Despite such distinctions, Europe’s separatists are increasingly working together, sharing tactics and drawing inspiration from each other. They are also keeping a watchful eye on Quebec, where the separatist Parti Quebecois won a provincial election last month, but without the majority support needed to press again for independence.

The rise of European separatist movements is also part of a generation change, with political parties rooted in the class struggles of the 19th century losing ground to newer forces that have emerged in the lifetime of today’s voters.

These include ecologist Greens, libertarian Pirates, and far-right Eurosceptical and anti-immigration groups as well as nationalists who have gained experience in devolved regional assemblies and local government.

Far from vaccinating nation states against break-up, the decentralisation of many European countries since the 1970s and 1980s has anchored separatists in the landscape.

While the main Catalan, Scottish and Flemish nationalist parties are all pro-European, there is a parallel between the separatist trend in some EU countries and the large protest vote for Eurosceptical, anti-immigration populists in others.

Italy’s Northern League, in decline after a spate of scandals, combines demands for far-reaching autonomy for a region it calls “Padania” with fierce hostility to immigrants.

De Wever’s N-VA, founded in 2001, has given Flemish voters a respectable alternative to the far-right Vlaams Belang (Flemish Cause) party which wants to ban mosque-building and send home Muslim immigrants.

Belgian political scientist Cas Mudde drew a link between the identity politics of separatists and far-right populists.

“Nativism feeds upon the feeling of endangered or threatened ethnic or national identity, linked most notably to the process of European integration, mass immigration, and the mechanics of ‘multiculturalism’,” he wrote in a 2007 study of Populist Radical Right Parties.

EU SCARE CARD

The increased role of the European Union, combined with devolution of power in many countries, has reduced the powers of nation states in Europe and hence eased the trauma of secession.

But in trying to dissuade voters from choosing independence, some governments are playing a European scare card.

Conservative Spanish Prime Minister Mariano Rajoy is warning that any region opting for independence will find itself shut out of the EU, since the admission of new member states requires unanimous agreement.

“If you are outside Spain and outside the European Union you are nowhere, you are condemned to nothingness,”Rajoy said in a speech on Sunday.

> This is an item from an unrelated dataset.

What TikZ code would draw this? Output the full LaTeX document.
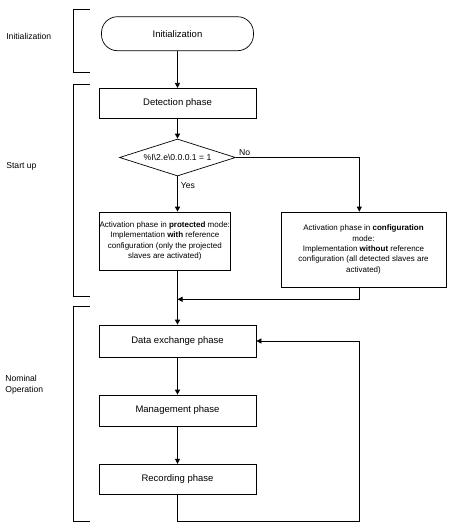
\documentclass[tikz,border=0pt]{standalone}
\usepackage{fontspec}
\setmainfont{Liberation Sans}
\usetikzlibrary{arrows.meta,shapes.geometric}
\begin{document}
\begin{tikzpicture}[x=1pt,y=-1pt,
  line width=0.7pt,
  every node/.style={inner sep=0pt},
  arr/.style={-{Triangle[width=5pt,length=5pt]}},
  box/.style={draw,rectangle,font=\fontsize{9.5}{11}\selectfont},
  bigbox/.style={draw,rectangle,align=center,font=\fontsize{8}{10.3}\selectfont},
  sidelabel/.style={anchor=west,align=left,font=\fontsize{8.6}{11.5}\selectfont},
  small/.style={font=\fontsize{8.6}{10}\selectfont}]
\useasboundingbox (0,0) rectangle (449,528);
% brackets
\draw (90,9.5) -- (73.5,9.5) -- (73.5,72.5) -- (90,72.5);
\draw (90,84.5) -- (73.5,84.5) -- (73.5,296.5) -- (90,296.5);
\draw (90,306.5) -- (73.5,306.5) -- (73.5,521) -- (90,521);
% side labels
\node[sidelabel] (lInit) at (6,36.5) {Initialization};
\node[sidelabel] (lStart) at (6,166.5) {Start up};
\node[sidelabel] (lNom) at (5,385) {Nominal\\Operation};
% nodes
\node[box,rounded corners=16pt,minimum width=152pt,minimum height=34pt] (init) at (177.5,33.7) {Initialization};
\node[box,minimum width=157pt,minimum height=30pt] (det) at (177.5,103.3) {Detection phase};
\node[draw,diamond,aspect=3.1,minimum width=116pt,minimum height=37pt,small] (dec) at (177.5,157.5) {\%I\textbackslash 2.e\textbackslash 0.0.0.1 = 1};
\node[bigbox,minimum width=131pt,minimum height=58pt] (prot) at (164.8,241) {Activation phase in \textbf{protected} mode:\\Implementation \textbf{with} reference\\configuration (only the projected\\slaves are activated)};
\node[bigbox,minimum width=165pt,minimum height=75pt] (conf) at (363.5,249.5) {Activation phase in \textbf{configuration}\\mode:\\Implementation \textbf{without} reference\\configuration (all detected slaves are\\activated)};
\node[box,minimum width=157pt,minimum height=32pt] (data) at (177.5,341) {Data exchange phase};
\node[box,minimum width=157pt,minimum height=31pt] (mgmt) at (177.5,410.5) {Management phase};
\node[box,minimum width=157pt,minimum height=30pt] (rec) at (177.5,479.2) {Recording phase};
\coordinate (merge) at (177.5,299.3);
\coordinate (loopL) at (177.5,521);
\coordinate (loopR) at (359.3,521);
% connectors
\draw[arr] (init.south) -- (det.north);
\draw[arr] (det.south) -- (dec.north);
\draw[arr] (dec.south) -- (dec.south |- prot.north) node[pos=0.25,anchor=west,xshift=3pt,small] (yes) {Yes};
\draw[arr] (dec.east) -- (359.3,157.5) -- (359.3,0 |- conf.north);
\node[small,anchor=south west] (no) at ([xshift=3pt,yshift=2pt]dec.east) {No};
\draw[arr] (359.3,0 |- conf.south) |- (merge);
\draw[arr] (prot.south -| merge) -- (data.north);
\draw[arr] (data.south) -- (mgmt.north);
\draw[arr] (mgmt.south) -- (rec.north);
\draw[arr] (rec.south) -- (loopL) -- (loopR) |- (data.east);
\end{tikzpicture}
\end{document}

British officials say Scotland would not automatically join the EU if it voted to quit the United Kingdom. That would depend on a complex negotiation on sharing the national debt and other administrative issues, and Londonwould have a veto.

While the Scots are more pro-European than the traditionally Eurosceptical English, Salmond has sought to minimise the economic dislocation of any vote to secede by saying Scotland would keep the pound and not switch to using the euro.